__Requirement__: List every line in this data where the string "with" occurs.

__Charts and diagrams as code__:
BEGIN

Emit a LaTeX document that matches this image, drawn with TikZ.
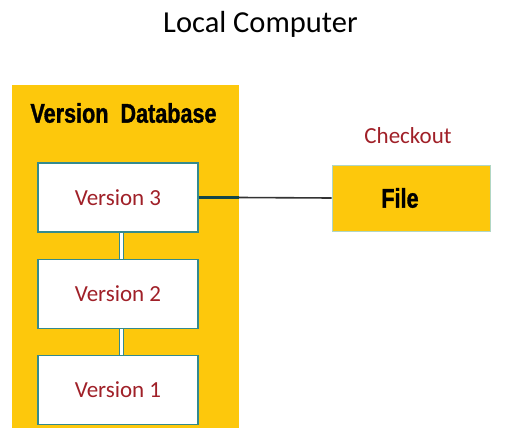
\documentclass[tikz,border=0pt]{standalone}
\usepackage{fontspec}
\setmainfont{Carlito}
\newfontfamily\narrowfont[FakeStretch=0.8, BoldFeatures={FakeBold=1.2}]{Liberation Sans}
\usepackage{xcolor}
\usepackage{tikz}
\usetikzlibrary{
    positioning
}
\definecolor{dbyellow}{RGB}{253,200,12}
\definecolor{boxteal}{RGB}{52,138,142}
\definecolor{verred}{RGB}{160,32,40}
\definecolor{filerim}{RGB}{176,214,196}
\definecolor{linkteal}{RGB}{20,70,72}
\tikzstyle{verbox} = [
    rectangle, draw=boxteal,
    line width=1.2pt,
    minimum width=160pt,
    minimum height=69pt,
    fill=white,
    text=verred,
    font=\fontsize{23}{27}\selectfont
]
\tikzstyle{boldtxt} = [
    font=\narrowfont\bfseries\fontsize{27}{31}\selectfont,
    text=black
]
\tikzstyle{vlink} = [
    draw=boxteal,
    line width=1pt,
    double=white,
    double distance=2.4pt
]

\begin{document}
\begin{tikzpicture}[
        x=1pt, y=-1pt, inner sep=0pt
    ]
    \useasboundingbox (0,0) rectangle (506,442);
    \node at (260.5,24) {\fontsize{30.5}{34}\selectfont Local Computer};
    % version database
    \node[rectangle, fill=dbyellow, minimum width=227pt, minimum height=343pt] (db) at (125.5,256.5) {};
    \node[boldtxt] (dbtitle) at (123.5,113) {Version\ \ Database};
    \node[verbox] (v3) at (118,197.5) {Version 3};
    \node[verbox, below=26pt of v3] (v2) {Version 2};
    \node[verbox, below=26pt of v2] (v1) {Version 1};
    \draw[vlink] ([xshift=3.5pt]v3.south) -- ([xshift=3.5pt]v2.north);
    \draw[vlink] ([xshift=3.5pt]v2.south) -- ([xshift=3.5pt]v1.north);
    % checkout
    \node[rectangle, draw=filerim, line width=0.8pt, fill=dbyellow,
        minimum width=158pt, minimum height=66pt,
        label={[boldtxt, xshift=-11pt]center:File}] (file) at (411,198) {};
    \node[text=verred, font=\fontsize{23}{27}\selectfont] (checkout) at (408,136) {Checkout};
    \draw[linkteal, line width=3pt] (v3.east) -- (v3.east -| db.east);
    \draw[black!80, line width=1.6pt] (v3.east -| db.east) -- (file.west);
\end{tikzpicture}
\end{document}
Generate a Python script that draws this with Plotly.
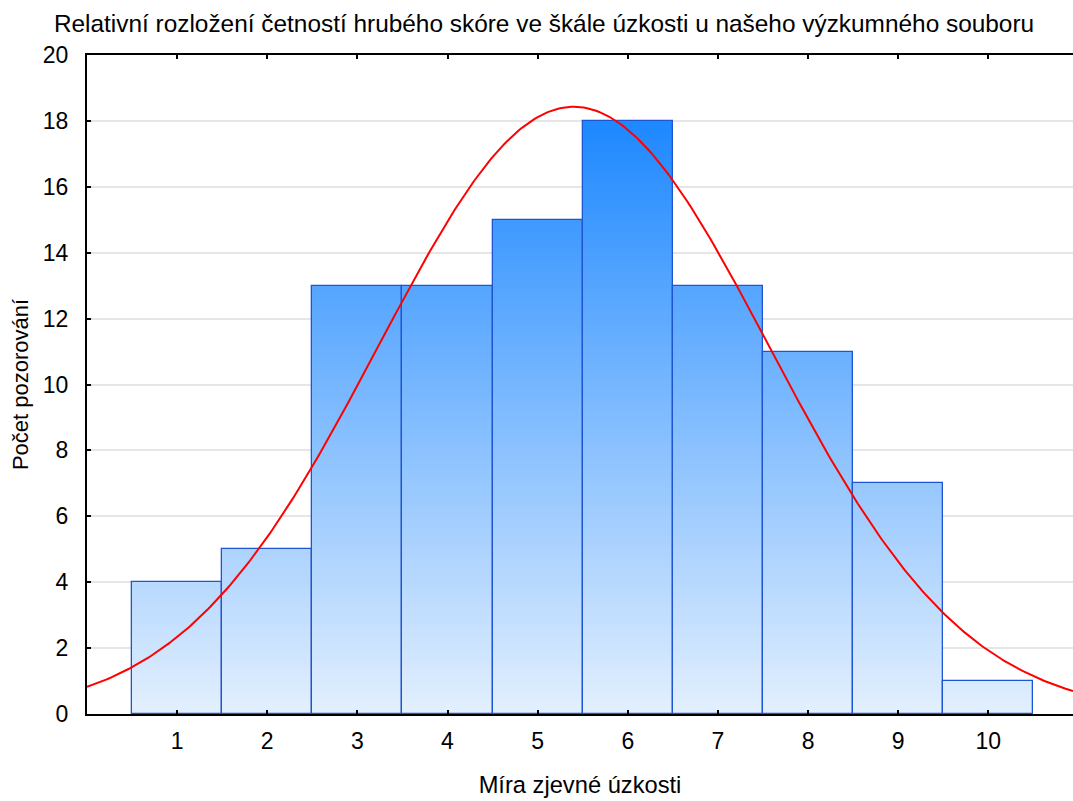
import numpy as np
import plotly.graph_objects as go

# ---- data ----
scores = [1, 2, 3, 4, 5, 6, 7, 8, 9, 10]
counts = [4, 5, 13, 13, 15, 18, 13, 11, 7, 1]
title_text = "Relativní rozložení četností hrubého skóre ve škále úzkosti u našeho výzkumného souboru"
x_title = "Míra zjevné úzkosti"
y_title = "Počet pozorování"
y_ticks = list(range(0, 21, 2))

# ---- style ----
FONT = "Arial, 'Liberation Sans', sans-serif"
TOP_RGB = np.array([30, 136, 255])
BOT_RGB = np.array([228, 240, 254])
GRAD_TOP = 18.0
X_MAX = 10.94

fig = go.Figure()

# gradient fill built from overlapping bars (colour depends on height)
step = 0.1
n_levels = int(round(max(counts) / step))
for k in range(n_levels, 0, -1):
    level = k * step
    t = min(level / GRAD_TOP, 1.0)
    rgb = BOT_RGB + (TOP_RGB - BOT_RGB) * t
    col = "rgb(%d,%d,%d)" % tuple(np.round(rgb).astype(int))
    ys = [min(c, level) for c in counts]
    fig.add_trace(go.Bar(x=scores, y=ys, width=1.0, marker=dict(color=col, line=dict(width=0)),
                         hoverinfo="skip", showlegend=False))

# bar outlines
fig.add_trace(go.Bar(x=scores, y=counts, width=1.0,
                     marker=dict(color="rgba(0,0,0,0)", line=dict(color="rgb(30,85,210)", width=1.3)),
                     hoverinfo="skip", showlegend=False))

# fitted normal curve (from the counts)
vals = np.repeat(scores, counts)
mu = vals.mean()
sd = vals.std(ddof=1)
N = len(vals)
xc = np.linspace(0, X_MAX, 400)
yc = N * 1.0 * np.exp(-0.5 * ((xc - mu) / sd) ** 2) / (sd * np.sqrt(2 * np.pi))
fig.add_trace(go.Scatter(x=xc, y=yc, mode="lines", line=dict(color="rgb(255,0,0)", width=2),
                         hoverinfo="skip", showlegend=False))

fig.update_layout(
    width=1073, height=801,
    margin=dict(l=87, r=0, t=55, b=87),
    paper_bgcolor="white", plot_bgcolor="white",
    barmode="overlay", bargap=0,
    font=dict(family=FONT, size=23, color="black"),
    title=dict(text=title_text, x=544 / 1073, xref="container", xanchor="center",
               y=1 - 23 / 801, yref="container", yanchor="middle",
               font=dict(family=FONT, size=24.4, color="black")),
    xaxis=dict(range=[0, X_MAX], tickmode="array", tickvals=scores, ticktext=[str(s) for s in scores],
               ticks="inside", ticklen=4, tickwidth=1.5, tickcolor="black",
               showline=True, linecolor="black", linewidth=2, mirror="ticks",
               showgrid=False, zeroline=False, ticklabelstandoff=5,
               tickfont=dict(size=23),
               title=dict(text=x_title, standoff=24, font=dict(size=23.7))),
    yaxis=dict(range=[0, 20], tickmode="array", tickvals=y_ticks,
               ticks="inside", ticklen=4, tickwidth=1.5, tickcolor="black",
               showline=True, linecolor="black", linewidth=2, mirror=False,
               showgrid=True, gridcolor="#e6e6e6", gridwidth=1.5, zeroline=False,
               ticklabelstandoff=12, tickfont=dict(size=23),
               title=dict(text=y_title, standoff=8, font=dict(size=22))),
)

fig.write_html("out.html")
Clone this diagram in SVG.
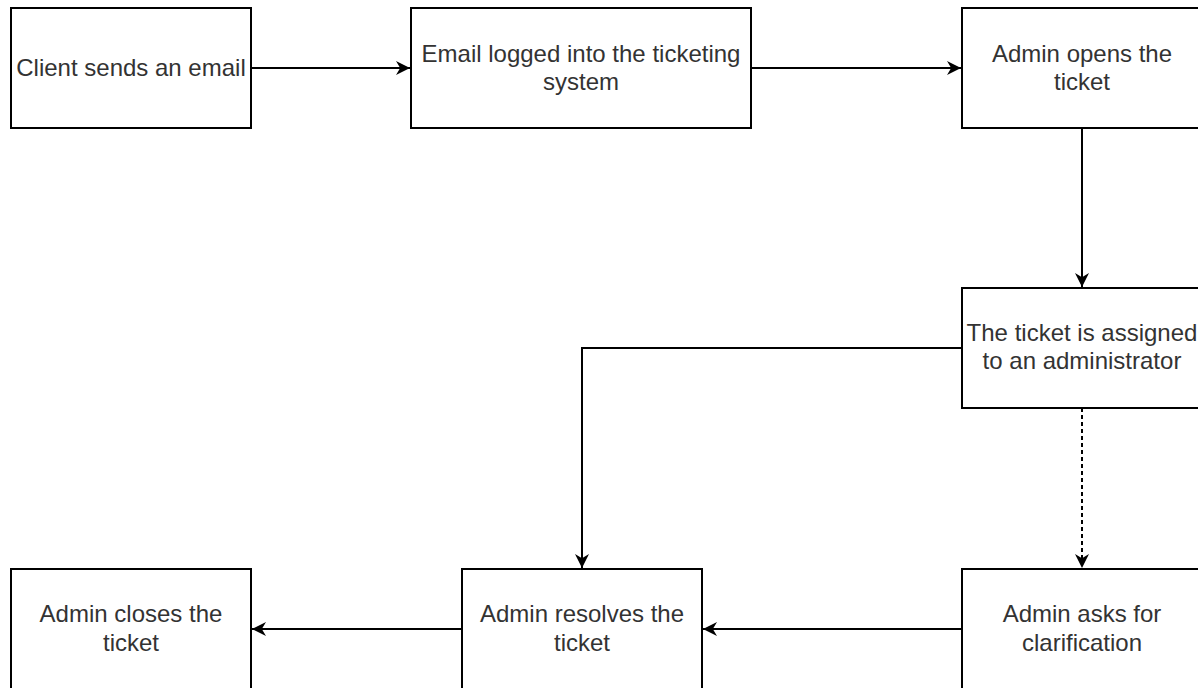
<svg xmlns="http://www.w3.org/2000/svg" width="1198" height="688" viewBox="0 0 1198 688">
<defs>
<style>
.box{fill:#ffffff;stroke:#000000;stroke-width:2}
.lbl{font-family:"Liberation Sans",Arial,sans-serif;font-size:24px;fill:#333333;text-anchor:middle}
.edge{fill:none;stroke:#000000;stroke-width:2}
.dash{stroke-dasharray:4 3}
</style>
<marker id="arr" viewBox="0 0 10 10" refX="10" refY="5" markerWidth="7" markerHeight="7" markerUnits="strokeWidth" orient="auto">
<path d="M0,0 L10,5 L0,10 L3,5 Z" fill="#000000"/>
</marker>
</defs>
<rect width="1198" height="688" fill="#ffffff"/>
<g id="connectors">
<path class="edge" d="M251,68 L410,68" marker-end="url(#arr)"/>
<path class="edge" d="M751,68 L961,68" marker-end="url(#arr)"/>
<path class="edge" d="M1082,128 L1082,287" marker-end="url(#arr)"/>
<path class="edge" d="M962,348 L582,348 L582,568" marker-end="url(#arr)"/>
<path class="edge dash" d="M1082,408 L1082,568" marker-end="url(#arr)"/>
<path class="edge" d="M962,629 L703,629" marker-end="url(#arr)"/>
<path class="edge" d="M462,629 L252,629" marker-end="url(#arr)"/>
</g>
<g id="n1">
<rect class="box" x="11" y="8" width="240" height="120"/>
<text class="lbl" x="131" y="76">Client sends an email</text>
</g>
<g id="n2">
<rect class="box" x="411" y="8" width="340" height="120"/>
<text class="lbl" x="581" y="62">Email logged into the ticketing</text>
<text class="lbl" x="581" y="90">system</text>
</g>
<g id="n3">
<rect class="box" x="962" y="8" width="240" height="120"/>
<text class="lbl" x="1082" y="62">Admin opens the</text>
<text class="lbl" x="1082" y="90">ticket</text>
</g>
<g id="n4">
<rect class="box" x="962" y="288" width="240" height="120"/>
<text class="lbl" x="1082" y="341">The ticket is assigned</text>
<text class="lbl" x="1082" y="369">to an administrator</text>
</g>
<g id="n5">
<rect class="box" x="962" y="569" width="240" height="120"/>
<text class="lbl" x="1082" y="622">Admin asks for</text>
<text class="lbl" x="1082" y="651">clarification</text>
</g>
<g id="n6">
<rect class="box" x="462" y="569" width="240" height="120"/>
<text class="lbl" x="582" y="622">Admin resolves the</text>
<text class="lbl" x="582" y="651">ticket</text>
</g>
<g id="n7">
<rect class="box" x="11" y="569" width="240" height="120"/>
<text class="lbl" x="131" y="622">Admin closes the</text>
<text class="lbl" x="131" y="651">ticket</text>
</g>
</svg>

END

__Answer to this exercise__:
Emit a LaTeX document that matches this image, drawn with TikZ.
Generate a Python script that draws this with Plotly.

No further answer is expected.